In "Yellow Submarine," the world is brought to a frozen, deathly state enforced by brutal, fascistic forces known as the "Blue Meanies."  The cartoon Beatles save the world by reviving the frozen, lifeless band, which is an alternate form of the Beatles, that is, Sgt. Pepper's Lonely Hearts Club Band, who then overpower the fascistic Meanies by singing the song, "All You Need is Love."  Now I must admit, there were times when I was younger when I found this song sophomoric, so utterly simplistic in the face of all the complex problems that beset humanity. "Sure, if you have enough to eat and a roof over your head and some measure of security, great to sing about love. How about the poor and the homeless?" But now, in this grim and fearful time when Trump is empowering the Immigration and Customs Enforcement (ICE) agency  as well as local police and sheriffs and others to be true "blue meanies" in ripping apart families and causing irreparable psychological damage not only to young children but to the rest of their families as well, creating trans-generational trauma that will create future problems for these families and others, all for what? For the "sacred," racist purpose of discouraging brown-skinned Latinos from thinking that American society might in any way be open to them. In this time, when Trump continues peddling misleading stereotypes and ranting about how America must be cleansed of unwanted foreigners and immigrants, the Beatles song rings very, VERY true as a very potent response to the sadistic policies and the apparent delight in cruelty of the Trump regime.

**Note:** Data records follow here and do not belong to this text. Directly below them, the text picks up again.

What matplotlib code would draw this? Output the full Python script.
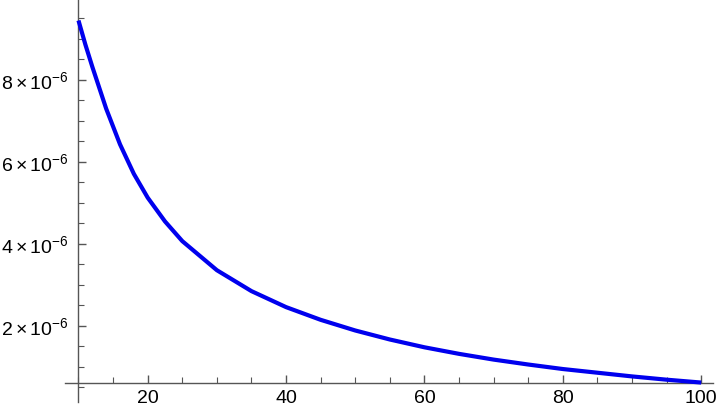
import matplotlib
matplotlib.use("Agg")
import matplotlib.pyplot as plt
from matplotlib.ticker import MultipleLocator

# values (y in units of 1e-6)
x_vals = [10, 11, 12, 14, 16, 18, 20, 22.5, 25, 30, 35, 40, 45, 50,
          55, 60, 65, 70, 75, 80, 85, 90, 95, 100]
y_vals = [9.45, 8.86, 8.32, 7.30, 6.43, 5.71, 5.13, 4.55, 4.07, 3.36,
          2.85, 2.46, 2.15, 1.89, 1.67, 1.48, 1.32, 1.18, 1.06, 0.95,
          0.86, 0.77, 0.69, 0.62]
x_ticks = [20, 40, 60, 80, 100]
y_ticks = [2, 4, 6, 8]

plt.rcParams['font.family'] = ['Liberation Sans', 'DejaVu Sans']
plt.rcParams['mathtext.fontset'] = 'custom'
plt.rcParams['mathtext.rm'] = 'Liberation Sans'
plt.rcParams['mathtext.it'] = 'Liberation Sans'


def draw_plot():
    fig = plt.figure(figsize=(7.2, 4.16), dpi=100)
    ax = fig.add_axes([65 / 720, 14 / 416, 648 / 720, 402 / 416])
    ys = [v * 1e-6 for v in y_vals]
    ax.plot(x_vals, ys, color='#0000ee', linewidth=3.0,
            solid_capstyle='butt', clip_on=False, zorder=3)

    ax.set_xlim(8.05, 101.7)
    ax.set_ylim(0.146e-6, 9.95e-6)

    for s in ['top', 'right']:
        ax.spines[s].set_visible(False)
    ax.spines['left'].set_position(('data', x_vals[0]))
    ax.spines['bottom'].set_position(('data', ys[-1]))
    for s in ['left', 'bottom']:
        ax.spines[s].set_color('#555555')
        ax.spines[s].set_linewidth(1.0)

    ax.set_xticks(x_ticks)
    ax.set_xticklabels([str(t) for t in x_ticks], fontsize=14)
    ax.set_yticks([t * 1e-6 for t in y_ticks])
    ax.set_yticklabels([r'$%d\times10^{-6}$' % t for t in y_ticks],
                       fontsize=14)
    ax.xaxis.set_minor_locator(MultipleLocator(5))
    ax.yaxis.set_minor_locator(MultipleLocator(0.5e-6))
    ax.tick_params(which='both', direction='in', color='#555555',
                   labelcolor='black')
    ax.tick_params(which='major', length=6, width=1.0)
    ax.tick_params(which='minor', length=4, width=0.8)
    ax.tick_params(axis='x', pad=5)
    ax.tick_params(axis='y', pad=7)

    fig.savefig('out.png', dpi=100)


if __name__ == "__main__":
    draw_plot()
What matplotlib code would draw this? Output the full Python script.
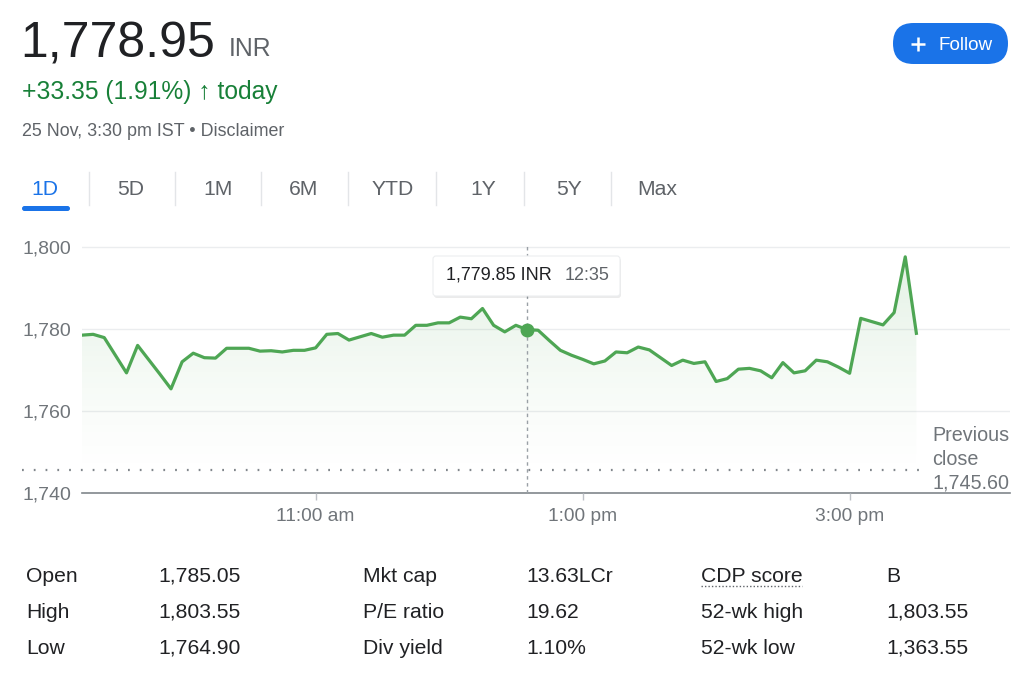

We do NOT have to be hateful and cruel toward immigrants, foreigners and refugees. We do NOT have to build walls and imprison people in institutional settings that are just modern versions of concentration camps. We could instead be loving and welcoming to the vast majority of immigrants and refugees who only wish to live in peace with us, to make a new life, to be part of this society.  In this spirit, I applaud all those who are taking up slogans like "Nation of Immigrants" and "Welcome Refugees" and reminding us of the words on the Statue of Liberty. We need that. We need.... love. That is the ultimate weapon against Trump and his minions, to declare that we want to get along, get together, stand together, work together, live together, co-exist and seek the best in one another and in others... and build bridges of common purpose, not walls of fear and hate and menace.

In "Won't You Be My Neighbor," we see that Fred Rogers was not just a simple TV personality, but a moral visionary deeply concerned with the healthy emotional development of children... and society in general. He was an ordained minister, the world was his flock, and he used the medium of television not for fame or profit but as  a form of ministry. He did not make a point of treating children with love and respect and telling them they were special in order to raise little self-centered narcissists, as has sometimes been charged, but because he wanted all people to feel safe and loved that they might grow up to seek a community of love and peace, not aggression and suspicion, one group against another, one race against another, one religion against another. Fred Rogers was rightly appalled by all the mass entertainment that glorifies guns, violence, speed and death, when what human beings really need... is love. Corny? Perhaps. Trite? You could say so. Simplistic? In a way, of course. But as we now live in a time where our country's president and government are enforcing policies reveling in cruelty, discord and aggression, totally lacking in love, except for the narcissistic cult of King Donald, an orange meanie in place of the blue ones prophesied in the Beatles film, Mr. Rogers' invitation to us all to be good neighbors is a very good thing indeed. This is not sappy. This is not a cliche. This is your life raft and survival manual.

We are struggling to stand upright against a disgusting, fecal barrage of hateful misinformation and confusing propaganda dished out daily by the Trump-Putin-Fox News axis that wants nothing more than to foment division and anger so that authoritarian forces can impose  "law and order" with guns and brutality. We should remember John Lennon's advice to never forget to "imagine" a better world, and to play positive "mind games" that can keep us sane and stable even if the world seems to be turning into a sewer. There have been terrible times in the world before, let us not forget, and one of the best things we can possibly do to survive this time and hopefully reach toward a better one in a near or distant future, is to try our best to love each other.

May the spirit of peace and love be with you. May you walk in agape, karuna, ahimsa and frith.